In a memorial address for fellow musician Allen Toussaint in New Orleans, Buffett makes his transition from a standard obituary narrative to what would become his musical reflection by saying “as the good nuns and brothers used to tell us, ‘The soul lives forever.'”
The Catholic boy in Mississippi and Alabama had to talk about the immortal soul in Louisiana, especially at a funeral. The day after Easter, many are still asking themselves questions about time and eternity and the immortal soul. Those are good questions, but they aren’t the only questions. What are you doing with your right now? Not so much whether your right now is going where it should to get to eternity (where we all will end up, which Jimmy references often, in fact), but do you see your right now for what it is, a gift, a blessing, even . . . a reason to party? Or are you putting it off to tomorrow, day after day, in service of a right now that frankly isn’t worth your time? “My boss just pushed me over the limit/I'd like to call him something/I think I'll just call it a day.” (Hat tip, Mr. Jackson.)
“Come Monday” was Jimmy Buffett’s first Top 40 hit, and in some ways his biggest traditional best-selling recording. He wrote it in a Howard Johnson’s in California in 1973, while missing the woman who would later be his wife. It came out the next year on his album “Living & Dying in 3/4 Time,” where the theological strains in his writing are evident right there in the last things of the title.
In my preferred version of the song, he puts his hiking boots on (not Hush Puppies), and looks forward to getting away from how he makes his living to take a walk with the woman he loves. There’s no solution to the puzzle of wanting to be somewhere you’re not, or doing something other than what you’re making a living at, without other people. Even in one of his most apparently solitary songs, “Tin Cup Chalice” (religion, anybody?), it turns out he’s singing it to someone, you maybe, and he’s making a strange proposal to fire up Jerry Jeff Walker’s Packard to roll on down to the islands “where the shrimp boats tie up to the pilings.” I’d been hearing this erroneously for years, thinking he was firing up marine motors in a boat made by Packard, but my brother Brian who knows a Buffett song or two educated me a few weeks ago on the subject.
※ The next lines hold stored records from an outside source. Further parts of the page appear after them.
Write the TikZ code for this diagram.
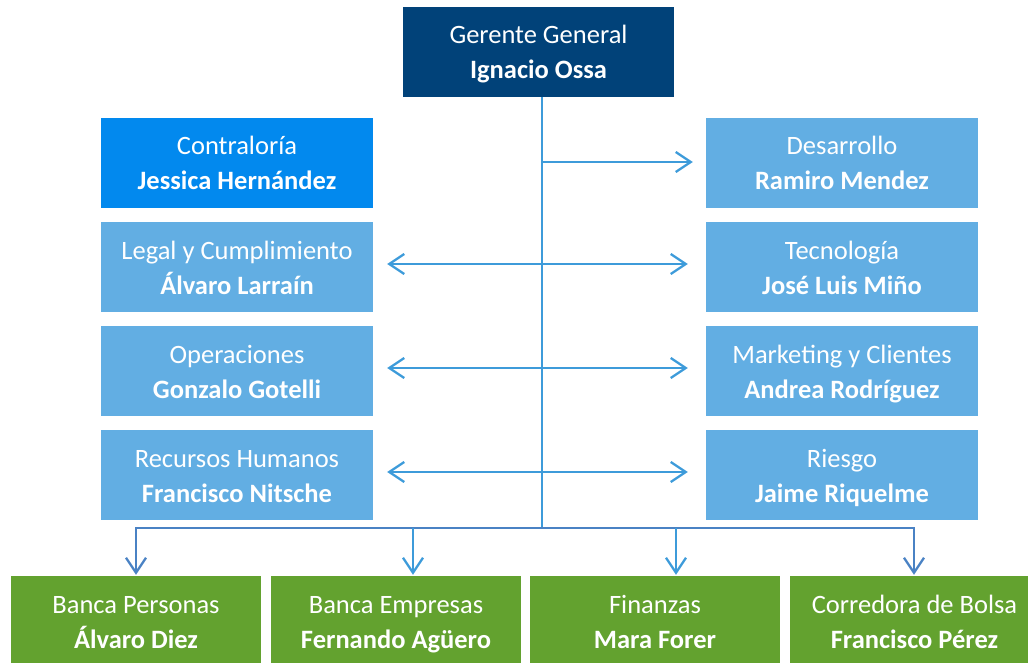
\documentclass[tikz,border=0pt]{standalone}
\usepackage{fontspec}
\setmainfont{Carlito}
\usetikzlibrary{arrows.meta}
\definecolor{navy}{RGB}{1,66,121}
\definecolor{bright}{RGB}{2,137,238}
\definecolor{light}{RGB}{98,174,227}
\definecolor{grn}{RGB}{99,162,47}
\definecolor{ln}{RGB}{61,155,218}
\definecolor{bus}{RGB}{74,130,196}
\newcommand\twoline[2]{\rule{0pt}{25pt}#1\\\rule[-6pt]{0pt}{6pt}\textbf{#2}}
\tikzset{
  box/.style={inner sep=0pt, text=white, align=center, minimum height=90pt,
    font=\fontsize{26.5}{35}\selectfont},
  dept/.style={box, fill=light, minimum width=272pt},
  unit/.style={box, fill=grn, minimum width=250pt},
  conn/.style={draw=ln, line width=2.3pt},
  busline/.style={draw=bus, line width=2.3pt},
  tip/.style={-{Straight Barb[length=15pt,width=20pt,line width=2.3pt]}},
  tips/.style={{Straight Barb[length=15pt,width=20pt,line width=2.3pt]}-{Straight Barb[length=15pt,width=20pt,line width=2.3pt]}}
}
\begin{document}
\begin{tikzpicture}[x=1pt,y=-1pt]
\useasboundingbox (0,0) rectangle (1028,663);
% top
\node[box, fill=navy, minimum width=271pt] (gg) at (538.5,52) {\twoline{Gerente General}{Ignacio Ossa}};
% left column
\node[box, fill=bright, minimum width=272pt] (con) at (237,163) {\twoline{Contraloría}{Jessica Hernández}};
\node[dept] (leg) at (237,267) {\twoline{Legal y Cumplimiento}{Álvaro Larraín}};
\node[dept] (ope) at (237,371) {\twoline{Operaciones}{Gonzalo Gotelli}};
\node[dept] (rrh) at (237,475) {\twoline{Recursos Humanos}{Francisco Nitsche}};
% right column
\node[dept] (des) at (842,163) {\twoline{Desarrollo}{Ramiro Mendez}};
\node[dept] (tec) at (842,267) {\twoline{Tecnología}{José Luis Miño}};
\node[dept] (mkt) at (842,371) {\twoline{Marketing y Clientes}{Andrea Rodríguez}};
\node[dept] (rie) at (842,475) {\twoline{Riesgo}{Jaime Riquelme}};
% bottom
\node[unit] (bp) at (136,621) {\twoline{Banca Personas}{Álvaro Diez}};
\node[unit] (be) at (396,621) {\twoline{Banca Empresas}{Fernando Agüero}};
\node[unit] (fin) at (655,621) {\twoline{Finanzas}{Mara Forer}};
\node[unit] (cb) at (914.5,621) {\twoline{Corredora de Bolsa}{Francisco Pérez}};
% spine
\coordinate (s0) at (542,97);
\coordinate (s1) at (542,528);
\coordinate (bl) at (136,528);
\coordinate (br) at (914,528);
\coordinate (b2) at (413,528);
\coordinate (b3) at (676,528);
\draw[conn] (s0) -- (s1);
\draw[conn, tip, shorten >=13pt] (542,162) -- ([yshift=1pt]des.west);
\draw[conn, tips, shorten <=14pt, shorten >=18pt] ([yshift=3pt]leg.east) -- ([yshift=3pt]tec.west);
\draw[conn, tips, shorten <=14pt, shorten >=18pt] ([yshift=3pt]ope.east) -- ([yshift=3pt]mkt.west);
\draw[conn, tips, shorten <=14pt, shorten >=18pt] ([yshift=3pt]rrh.east) -- ([yshift=3pt]rie.west);
% bus
\draw[busline, tip, shorten >=1pt] (s1) -- (bl) -- (bl |- bp.north);
\draw[busline, tip, shorten >=1pt] (s1) -- (br) -- (br |- cb.north);
\draw[conn, tip, shorten >=1pt] (b2) -- (b2 |- be.north);
\draw[conn, tip, shorten >=1pt] (b3) -- (b3 |- fin.north);
\end{tikzpicture}
\end{document}
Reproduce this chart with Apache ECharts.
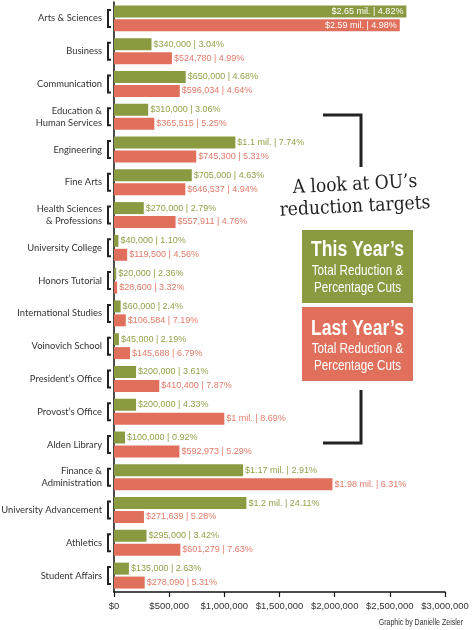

It was a 1947 Packard, in fact.
The point being you do this in community. Which is what Jimmy Buffett concerts and being a Parrothead is all about. No, it’s not the only way to find community, and you can misuse the setting, but like church life, you can misuse those settings as well. Buffettism isn’t a church, but Jimmy’s music has an ethos which takes some time and reflection to reveal. I’m not the only fan of his songs to think so; just a few internet searches on “Jimmy Buffett” and “spirituality” or “themes” will keep you reading for a long, long while.
Yet I’m here on Easter Monday. “Come Monday, it’ll be alright.” The weekend can be as long as a workweek, especially if you’re a musician playing Labor Day weekend shows. Monday, even Easter Monday, can be the dawn of a time to take stock, step back, gain some perspective, and think about the safe harbors (harbours) you’ve known, the good life you’ve seen others living. And in community, but ultimately in your own heart, you’re going to have to decide whose fault the mistakes were, when you’re going to Paris or the islands, and who you will be when you get there.
Jimmy, thank you for inspiring me, and for inviting so many into a community of warmth in a cold world where icy slush in West Lafayette can be a foot deep. You took pleasure in the hard work of bringing Parrotheads together to think about what’s magic, what’s tragic, and what a good life is and can be.
“And where are my Junior Mints? I want my Junior Mints!” If you know that song, you might recall just after that line, by a logic that makes perfect sense if you’re a Jimmy Buffett fan: “We need people that care.”